VHP model for BJP yatra with victims’ urn in Bihar

The Telegraph, November 4 , 2013
VHP model for BJP yatra with victims’ urn
RADHIKA RAMASESHAN

New Delhi, Nov. 3: When the BJP launched an asthi kalash yatra in Bihar last week, it was taking a leaf out of the Vishwa Hindu Parishad’s book to try and whip up grief and anger over a tragedy.

Party marchers are carrying urns containing the ashes of those killed in the October 27 blasts ahead of Narendra Modi’s rally in Patna. The public “mourning” will end on November 5 when the ashes are sprinkled over the Ganga.

The earlier asthi kalash yatras in Gujarat and Uttar Pradesh had been spearheaded by the VHP, with the BJP playing a bit role from the sidelines. The current one in Bihar, however, is being organised by the BJP alone, with the VHP out of the picture.

Yet every such yatra, held ostensibly to grieve for the dead, has had communal underpinnings.

In October 1990, when the kar sevaks of the VHP and the Bajrang Dal first laid siege to the Babri Masjid, firing by the Uttar Pradesh police had led to an official death toll of 13. The victims included the Kothari brothers of Calcutta, who were enshrined in the Sangh parivar annals as “martyrs”.

The BJP and the VHP initially claimed that “several hundred” had been killed by then chief minister Mulayam Singh Yadav’s police.

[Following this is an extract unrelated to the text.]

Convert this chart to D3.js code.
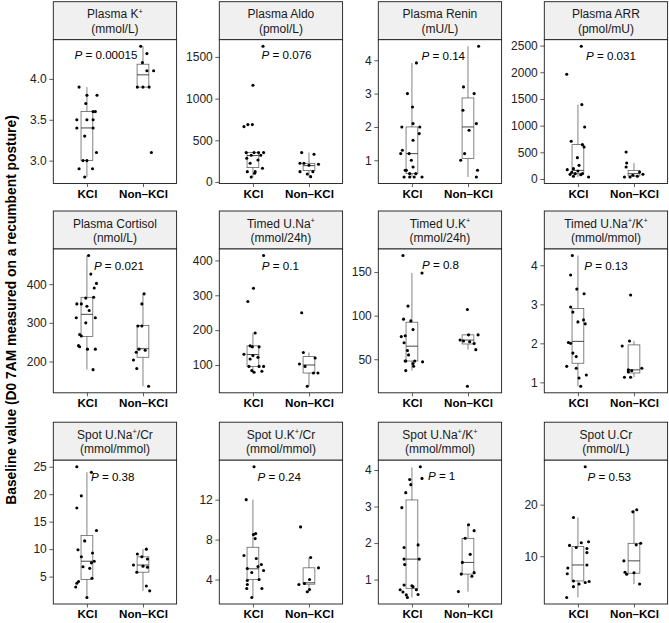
<!DOCTYPE html>
<html><head><meta charset="utf-8">
<script src="https://cdn.jsdelivr.net/npm/d3@7"></script>
<style>body{margin:0;background:#fff}svg{display:block}text{font-family:"Liberation Sans",Arial,sans-serif}</style>
</head><body>
<svg id="c" width="669" height="623"></svg>
<script>
const groups = ["KCl", "Non\u2013KCl"];
const titles = [
  ["Plasma K^+", "(mmol/L)"], ["Plasma Aldo", "(pmol/L)"], ["Plasma Renin", "(mU/L)"], ["Plasma ARR", "(pmol/mU)"],
  ["Plasma Cortisol", "(nmol/L)"], ["Timed U.Na^+", "(mmol/24h)"], ["Timed U.K^+", "(mmol/24h)"], ["Timed U.Na^+/K^+", "(mmol/mmol)"],
  ["Spot U.Na^+/Cr", "(mmol/mmol)"], ["Spot U.K^+/Cr", "(mmol/mmol)"], ["Spot U.Na^+/K^+", "(mmol/mmol)"], ["Spot U.Cr", "(mmol/L)"]
];
const pValues = ["0.00015", "0.076", "0.14", "0.031", "0.021", "0.1", "0.8", "0.13", "0.38", "0.24", "1", "0.53"];
const pLabelX = [1.34, 1.60, 1.56, 1.59, 1.57, 1.49, 1.51, 1.50, 1.46, 1.47, 1.53, 1.56];
const pLabelY = [4.30, 1524, 4.12, 2300, 447, 384, 158.8, 3.99, 23.2, 14.27, 3.85, 25.4];
const yTicks = [
  [3.0, 3.5, 4.0], [0, 500, 1000, 1500], [1, 2, 3, 4], [0, 500, 1000, 1500, 2000, 2500],
  [200, 300, 400], [100, 200, 300, 400], [50, 100, 150], [1, 2, 3, 4],
  [5, 10, 15, 20, 25], [4, 8, 12], [1, 2, 3, 4], [10, 20]
];
const yTickDecimals = [1, 0, 0, 0, 0, 0, 0, 0, 0, 0, 0, 0];

// points: [value, horizontal jitter in category units]
const kclPoints = [
  [[3.9,-0.14],[3.8,0],[3.8,0.18],[3.7,-0.02],[3.6,0.11],[3.6,0.15],[3.5,-0.18],[3.5,0],[3.5,0.11],[3.4,-0.18],[3.4,0.11],[3.3,-0.04],[3.1,0.17],[3.0,-0.07],[3.0,0],[2.9,-0.14],[2.9,0.10],[2.8,-0.04]],
  [[1628,0.18],[1160,0],[688,-0.01],[688,-0.09],[664,-0.16],[352,-0.12],[352,0.02],[352,0.10],[352,0.19],[320,-0.03],[320,0.14],[284,-0.11],[264,0.09],[224,-0.05],[164,0.17],[124,-0.10],[124,0.04],[104,0.03],[60,-0.03]],
  [[3.92,0.08],[3.0,-0.08],[2.6,0.01],[2.1,0.02],[2.0,-0.18],[2.0,0.14],[1.8,0.13],[1.6,0.02],[1.3,-0.17],[1.2,-0.20],[1.2,-0.05],[1.0,-0.01],[0.8,0.02],[0.7,-0.1],[0.7,-0.12],[0.6,-0.04],[0.6,0.07],[0.5,-0.14],[0.5,-0.04],[0.5,0.04],[0.5,0.18]],
  [[2488,0.06],[1963,-0.20],[1394,0.07],[975,0.12],[706,-0.12],[644,0.08],[600,0.11],[400,-0.01],[256,0.02],[194,-0.08],[175,-0.19],[150,0],[125,-0.11],[100,-0.05],[100,0.08],[87,-0.14],[80,0.05],[50,-0.08],[38,0.19]],
  [[474,0.03],[426,0.07],[402,0.17],[390,0.13],[366,0.12],[364,-0.02],[349,-0.18],[349,-0.10],[343,0],[332,0.04],[313,-0.19],[313,0.15],[300,-0.02],[270,-0.13],[266,-0.10],[241,-0.15],[238,-0.13],[232,0.01],[232,0.15],[179,0.11]],
  [[414,0.19],[320,0.01],[282,-0.09],[192,0.04],[155,-0.05],[152,-0.01],[152,0.11],[131,-0.16],[127,0],[122,0.09],[117,-0.05],[96,0.19],[96,0.11],[96,-0.07],[84,-0.02],[79,0.02],[82,0.16]],
  [[169,-0.16],[149,0.18],[111,-0.07],[96,-0.15],[94,-0.02],[84,0.02],[77,-0.12],[76,-0.19],[69,-0.14],[60,-0.08],[55,-0.06],[48,-0.11],[48,-0.12],[48,0.05],[47,0.19],[45,0.02],[42,0.03],[37,-0.11]],
  [[4.25,-0.10],[3.75,-0.13],[3.39,-0.02],[3.27,0.11],[2.93,-0.13],[2.80,-0.09],[2.60,0.10],[2.55,0],[2.50,0.13],[2.02,-0.17],[2.0,-0.13],[1.75,-0.09],[1.66,-0.03],[1.41,-0.20],[1.36,-0.03],[1.19,0.15],[1.11,0.02],[0.90,0.05]],
  [[25,-0.18],[24,0.08],[19.7,-0.1],[17.5,-0.18],[13.4,0.17],[11.5,-0.04],[9.9,-0.16],[9.3,0.10],[8.6,-0.1],[7.8,0.13],[7.5,0.08],[6.8,-0.07],[6.5,0.05],[4.7,0.09],[4.1,-0.15],[3.8,-0.18],[3.1,-0.2],[1.2,0]],
  [[15.3,0.02],[12.0,-0.12],[8.6,0.05],[8.5,0.01],[8.1,0.04],[6.4,-0.16],[6.1,0.06],[5.5,0.15],[5.3,0.09],[5.1,-0.1],[4.9,0.19],[4.7,-0.02],[4.0,0.11],[3.9,-0.1],[3.5,-0.1],[3.1,-0.11],[3.1,0.16],[2.2,-0.02]],
  [[4.09,0.15],[3.77,0.18],[3.74,-0.04],[3.6,-0.02],[3.38,-0.11],[2.97,-0.18],[1.95,0.11],[1.88,-0.14],[1.56,-0.14],[1.56,0.13],[1.41,-0.13],[0.85,-0.14],[0.83,0],[0.8,0.02],[0.72,-0.21],[0.72,0.08],[0.66,-0.16],[0.58,-0.1],[0.59,0.11],[0.51,-0.08]],
  [[27.35,0.13],[17.5,-0.08],[12.8,0.19],[12.6,0.06],[12.1,-0.15],[11.7,-0.03],[11.5,0.16],[10.7,0.16],[8.3,0.16],[7.7,-0.18],[6.6,-0.19],[5.2,-0.08],[5.1,0.2],[4.9,0.13],[4.6,0.02],[4.1,-0.08],[2.0,-0.2]]
];
const nonPoints = [
  [[4.4,-0.04],[4.31,0.07],[4.2,-0.01],[4.1,0.07],[4.1,0.19],[3.9,-0.1],[3.9,0],[3.9,0.11],[3.1,0.15]],
  [[352,-0.13],[332,0.09],[224,-0.16],[224,-0.09],[212,0.17],[200,0],[124,-0.16],[124,0.07],[96,-0.03],[64,0.03]],
  [[4.42,0.19],[3.2,-0.08],[3.0,0.11],[2.5,-0.09],[2.1,0.15],[1.9,0.02],[1.2,-0.06],[1.0,-0.13],[0.7,0.17],[0.5,0.15]],
  [[506,-0.14],[300,-0.13],[225,-0.14],[131,0.10],[88,0.16],[69,-0.02],[50,0.06],[38,-0.17],[38,-0.07]],
  [[375,0.02],[349,-0.02],[292,-0.02],[292,-0.09],[232,-0.07],[229,0.04],[224,-0.12],[204,-0.17],[182,-0.11],[136,0.10]],
  [[250,-0.13],[136,-0.1],[120,0.11],[103,-0.17],[96,-0.07],[77,0.08],[77,0.16],[39,-0.03]],
  [[107,-0.01],[78,0.01],[78,0.18],[72,-0.14],[71,-0.08],[70,0.03],[68,0.11],[61,0.14],[19,-0.01]],
  [[3.24,-0.06],[2.06,-0.08],[1.93,-0.21],[1.36,0.14],[1.32,-0.10],[1.30,-0.04],[1.27,-0.1],[1.13,-0.17],[1.13,-0.06]],
  [[10,0.06],[9.1,-0.1],[8.6,-0.02],[8.2,0.08],[7.1,-0.17],[6.9,0],[6.7,0.08],[5.8,-0.11],[3.3,0.06],[2.4,0.12]],
  [[9.27,-0.15],[6.2,0.03],[5.17,0.17],[4.0,0.01],[3.6,-0.08],[3.5,-0.18],[3.0,0.01],[2.77,-0.03]],
  [[2.5,0.01],[2.34,0.11],[2.13,-0.05],[1.69,0.04],[1.47,-0.1],[1.19,0.11],[1.15,-0.12],[1.09,0.07],[0.67,-0.17]],
  [[19.0,0.05],[18.6,-0.02],[12.5,0.12],[12.2,0.04],[9.1,-0.18],[6.9,-0.16],[6.8,0],[6.5,-0.13],[4.6,0.1]]
];
// box stats: [lower whisker, Q1, median, Q3, upper whisker]
const kclBox = [
  [2.8,3.0,3.4,3.6,3.9], [60,172,316,352,352], [0.5,0.6,1.2,2.0,3.92], [38,100,162,644,1394],
  [179,265,322,366,474], [79,96,130,155,192], [37,48,65,92.5,149], [0.9,1.49,2.05,2.89,4.25],
  [1.2,4.5,7.8,12.5,24], [2.2,4.0,5.07,7.23,12], [0.51,0.76,1.56,3.18,4.07], [2.0,5.2,8.3,11.9,17.5]
];
const nonBox = [
  [3.9,3.9,4.05,4.18,4.4], [64,136,196,224,352], [0.5,1.05,2.0,2.87,4.42], [38,56,100,162,300],
  [136,211,233,293,375], [39,77,100,124,136], [61,67.5,72,78,78], [1.13,1.24,1.32,1.96,2.06],
  [2.4,5.8,7.1,8.6,10], [2.77,3.53,3.67,5.17,6.2], [0.67,1.15,1.47,2.13,2.5], [4.6,6.7,9.1,12.5,19.0]
];

// layout
const colLeft = [53.3, 219.3, 378.3, 544.3];
const rowTop = [39.7, 249.0, 460.2];
const panelW = 123.3, panelH = 143.8, stripH = 38;
const FONT = '"Liberation Sans",Arial,sans-serif';

const svg = d3.select("#c");

function addSup(sel, str, size) {
  const parts = str.split("^+");
  const shift = size * 0.38;
  let lifted = false;
  parts.forEach((p, i) => {
    if (p) {
      const t = sel.append("tspan").text(p);
      if (lifted) { t.attr("dy", shift); lifted = false; }
    }
    if (i < parts.length - 1) {
      sel.append("tspan").attr("font-size", size * 0.62).attr("dy", lifted ? 0 : -shift).text("+");
      lifted = true;
    }
  });
}

for (let i = 0; i < 12; i++) {
  const r = Math.floor(i / 4), c = i % 4;
  const L = colLeft[c], T = rowTop[r];
  const g = svg.append("g");
  const all = kclPoints[i].concat(nonPoints[i]).map(d => d[0]);
  const mn = d3.min(all), mx = d3.max(all), pad = (mx - mn) * 0.05;
  const y = d3.scaleLinear().domain([mn - pad, mx + pad]).range([T + panelH, T]);
  const x = d3.scalePoint().domain(groups).range([L, L + panelW]).padding(0.6);
  const step = x.step();
  const bw = 0.21 * step;

  // strip
  g.append("rect").attr("x", L).attr("y", T - stripH).attr("width", panelW).attr("height", stripH)
    .attr("fill", "#f0f0f0").attr("stroke", "#1a1a1a").attr("stroke-width", 0.9);
  const t1 = g.append("text").attr("x", L + panelW / 2).attr("y", T - stripH + 16.5)
    .attr("text-anchor", "middle").attr("font-size", 12).attr("fill", "#1a1a1a");
  addSup(t1, titles[i][0], 12);
  g.append("text").attr("x", L + panelW / 2).attr("y", T - stripH + 31)
    .attr("text-anchor", "middle").attr("font-size", 12).attr("fill", "#1a1a1a").text(titles[i][1]);

  // panel background
  g.append("rect").attr("x", L).attr("y", T).attr("width", panelW).attr("height", panelH).attr("fill", "#fff");

  // boxplots
  [kclBox[i], nonBox[i]].forEach((b, k) => {
    const cx = x(groups[k]);
    const bg = g.append("g").attr("stroke", "#595959").attr("stroke-width", 0.75).attr("fill", "none");
    bg.append("line").attr("x1", cx).attr("x2", cx).attr("y1", y(b[4])).attr("y2", y(b[3]));
    bg.append("line").attr("x1", cx).attr("x2", cx).attr("y1", y(b[1])).attr("y2", y(b[0]));
    bg.append("rect").attr("x", cx - bw / 2).attr("width", bw).attr("y", y(b[3])).attr("height", y(b[1]) - y(b[3]));
    bg.append("line").attr("x1", cx - bw / 2).attr("x2", cx + bw / 2).attr("y1", y(b[2])).attr("y2", y(b[2])).attr("stroke", "#333").attr("stroke-width", 0.9);
  });

  // points
  [kclPoints[i], nonPoints[i]].forEach((pts, k) => {
    g.selectAll(null).data(pts).enter().append("circle")
      .attr("cx", d => x(groups[k]) + d[1] * step).attr("cy", d => y(d[0])).attr("r", 1.55).attr("fill", "#000");
  });

  // P label
  const pl = g.append("text").attr("x", L + (pLabelX[i] - 0.4) / 2.2 * panelW).attr("y", y(pLabelY[i])).attr("dy", "0.36em")
    .attr("text-anchor", "middle").attr("font-size", 11.6).attr("fill", "#000");
  pl.append("tspan").attr("font-style", "italic").text("P");
  pl.append("tspan").text(" = " + pValues[i]);

  // border
  g.append("rect").attr("x", L).attr("y", T).attr("width", panelW).attr("height", panelH)
    .attr("fill", "none").attr("stroke", "#1a1a1a").attr("stroke-width", 0.9);

  // axes
  const dec = yTickDecimals[i];
  const ya = g.append("g").attr("transform", `translate(${L},0)`)
    .call(d3.axisLeft(y).tickValues(yTicks[i]).tickSize(4).tickPadding(2.5).tickFormat(d => d.toFixed(dec)));
  ya.select(".domain").remove();
  ya.selectAll("line").attr("stroke", "#333").attr("stroke-width", 0.8);
  ya.selectAll("text").attr("font-size", 12).attr("fill", "#222").attr("font-family", FONT);

  const xa = g.append("g").attr("transform", `translate(0,${T + panelH})`)
    .call(d3.axisBottom(x).tickSize(3.5).tickPadding(2.5));
  xa.select(".domain").remove();
  xa.selectAll("line").attr("stroke", "#333").attr("stroke-width", 0.8);
  xa.selectAll("text").attr("font-size", 11.6).attr("font-weight", "bold").attr("fill", "#000").attr("font-family", FONT);
}

svg.append("text").attr("transform", "translate(11,310) rotate(-90)").attr("text-anchor", "middle")
  .attr("dy", "0.36em").attr("font-size", 13.8).attr("font-weight", "bold").attr("fill", "#000")
  .text("Baseline value (D0 7AM measured on a recumbent posture)");
</script>
</body></html>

Later, the VHP embarked on an asthi kalash yatra, carrying 22 urns that were dispatched to the states where the BJP had a big presence.

In Uttar Pradesh, the yatra left a trail of riots that mostly claimed Muslim lives and properties, as VHP and Bajrang Dal representatives prefaced their call to mourn with inflammatory speeches.

The ashes were released into the Sangam (the confluence of the Ganga and the Yamuna) at Allahabad during Makar Sankranti amid a show of “Hindu solidarity” on the banks of the two rivers.

Rameshwar Chaurasia, the party MLA from Nokha in Bihar who is close to Modi, denied that the latest yatra was communally divisive.

“Our workers died in the blasts. Do we not owe their families, and the cadre in general, an assurance that such tragedies will not recur?” Chaurasia said.

“Had we remained indifferent, the message would have gone out that we use them as cannon fodder, literally and metaphorically. They might have stopped showing up at our public meetings. The yatra comes with the message that terrorism is a living reality in Bihar and must be fought collectively. What is so polarising about it?”

Other BJP sources claimed that while green-flagging the yatra, Modi had cautioned party leaders in Bihar to take “great care” that “nothing provocative” was uttered, not even by way of a slogan.

“His advice was that the Congress and the Janata Dal (United) might do their best to instigate communal tension. We must not fall prey to their machinations,” a source said. The BJP has decided to keep the yatra short.

However, when Modi was embroiled in the controversy of the 2002 Gujarat killings, he had virtually surrendered before the VHP.

Led by a militant leadership in Gujarat, the state VHP had drawn up an agenda to parade the ashes of the Godhra train fire victims across the country at a time violence raged against Muslims in the state.

The only “concession” the VHP had made was to exclude Gujarat from its asthi kalash yatra out of “consideration” for the law-and-order situation.

The VHP claimed the country “deserved” to know about the “martyrs” who had died in the “cause” of the Ram temple. The activists had gone to Ayodhya to agitate and reclaim the land on which the Babri Masjid stood, unmindful of the Supreme Court’s order to maintain status quo.

Unlike the 1990-91 yatra, the 2002 clone left even the parivar faithful cold. By then, Modi had appropriated the VHP’s “Hindutva” turf.